How Long Is an NIE Valid?

The NIE number itself is permanent. However, the Certificado de NIE paper for non-residents has historically carried a validity period (commonly three months) for the certificate document, not the number. In practice, if your certificate is old, the notary or bank may ask you to obtain a fresh printout proving the NIE is still active. Confirm with your abogado what the current Policía Nacional practice is at the time you close.

Where the NIE Fits in the Buying Timeline

A realistic sequence for a foreign buyer:

  1. Engage an independent Spanish abogado — never the seller's or developer's lawyer.
  2. Apply for your NIE at your nearest Spanish consulate, ideally before signing anything binding.
  3. Sign the contrato de arras (10% deposit contract) once due diligence on title, charges, and licenses is clean.
  4. Open a Spanish non-resident bank account using your NIE and passport.
  5. Wire funds from your home country, keeping clear proof of source-of-funds for Spanish AML rules.
  6. Sign the escritura pública before the notary.
  7. Pay ITP / IVA + AJD within the statutory deadline (commonly 30 days, but confirm regionally — taxes are devolved to autonomous communities).
  8. Register the deed at the Registro de la Propiedad.

You'll notice the NIE is needed by step 3 at the latest, and absolutely by step 4. Skipping ahead without it stalls everything.

Common Pitfalls and Red Flags

  • Leaving the NIE to the last minute. Consular appointments routinely run weeks out. Don't book flights for a closing before you have the number.
  • Using a "gestor" of unknown quality. Many advertised NIE services are legitimate, but some overcharge dramatically for what is a low-cost government procedure. Ask your abogado for a referral.
  • Spelling errors on the certificate. Always check the spelling of your name and your passport number against your passport the moment you receive the certificate. Correcting it later is painful.
  • Assuming NIE = residency. It does not. If you plan to live in Spain more than 183 days a year, you trigger Spanish tax residency and a separate residency authorization process — talk to a cross-border tax adviser.
  • Forgetting Modelo 210. Non-resident property owners owe an annual imputed income tax even with no rental activity. The NIE is what you file under.
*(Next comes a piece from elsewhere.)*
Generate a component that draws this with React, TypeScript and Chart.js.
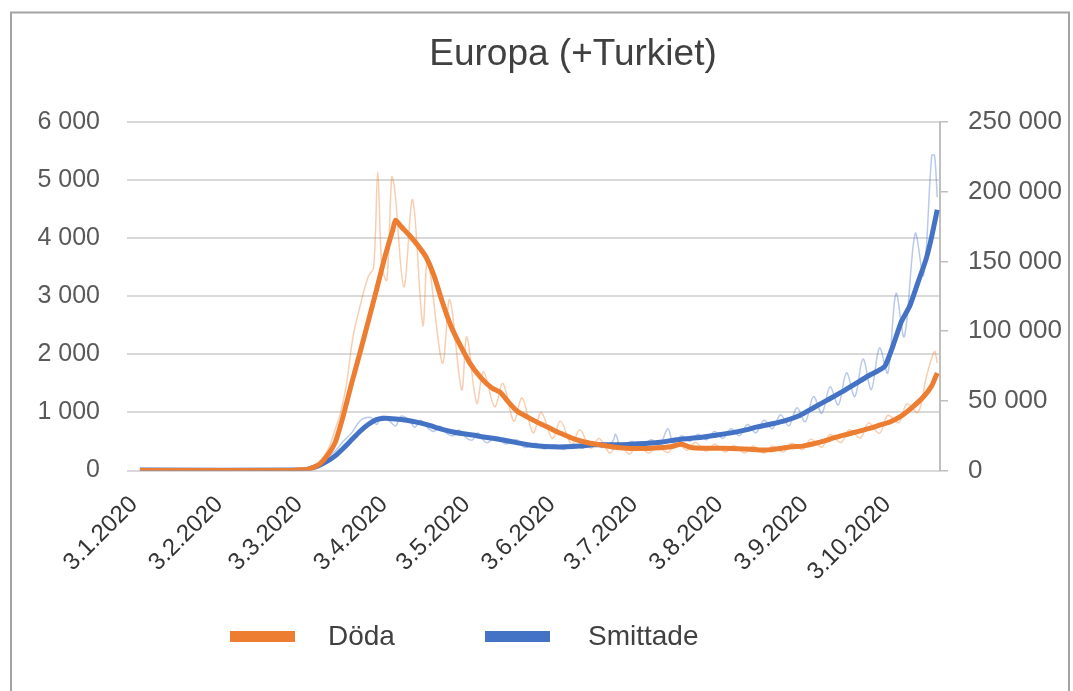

Skipping it accumulates penalties.

Costs to Expect

The Tasa Modelo 790-012 government fee for the NIE is modest — typically a small fixed amount well under €20 at last publication, but rates are updated periodically by the Ministerio del Interior. Verify the current figure on the official sede electrónica before paying. If you use a lawyer or gestor, professional fees are separate and vary widely by province and complexity (remote PoA applications cost more than walk-ins).

Mini FAQ

Do both spouses need an NIE if we buy jointly? Yes. Every individual whose name appears on the deed needs their own NIE.

Can a company buy property in Spain without an NIE? A Spanish or foreign company uses a CIF / NIF instead. But any individual director signing on behalf of the company will still typically need an NIE.

Does Brexit change anything for UK buyers? UK citizens are now non-EU foreigners for NIE purposes. The NIE process itself is essentially the same; what changed is the residency / 90-in-180-day Schengen limit, which is a separate matter.

Can I get an NIE just in case, without buying? Yes — you must show a causa (economic, professional, or social interest), but a credible plan to buy, invest, or inherit usually qualifies.

The Bottom Line

Treat the NIE as task number one the moment you decide to buy in Spain. It is cheap, it is permanent, and nothing else in the transaction works without it. Work with an independent Spanish abogado, apply early at your consulate, and verify all current fees, forms, and deadlines with the Policía Nacional, the Agencia Tributaria, or your lawyer — official requirements in Spain do change, and 2026 is no exception.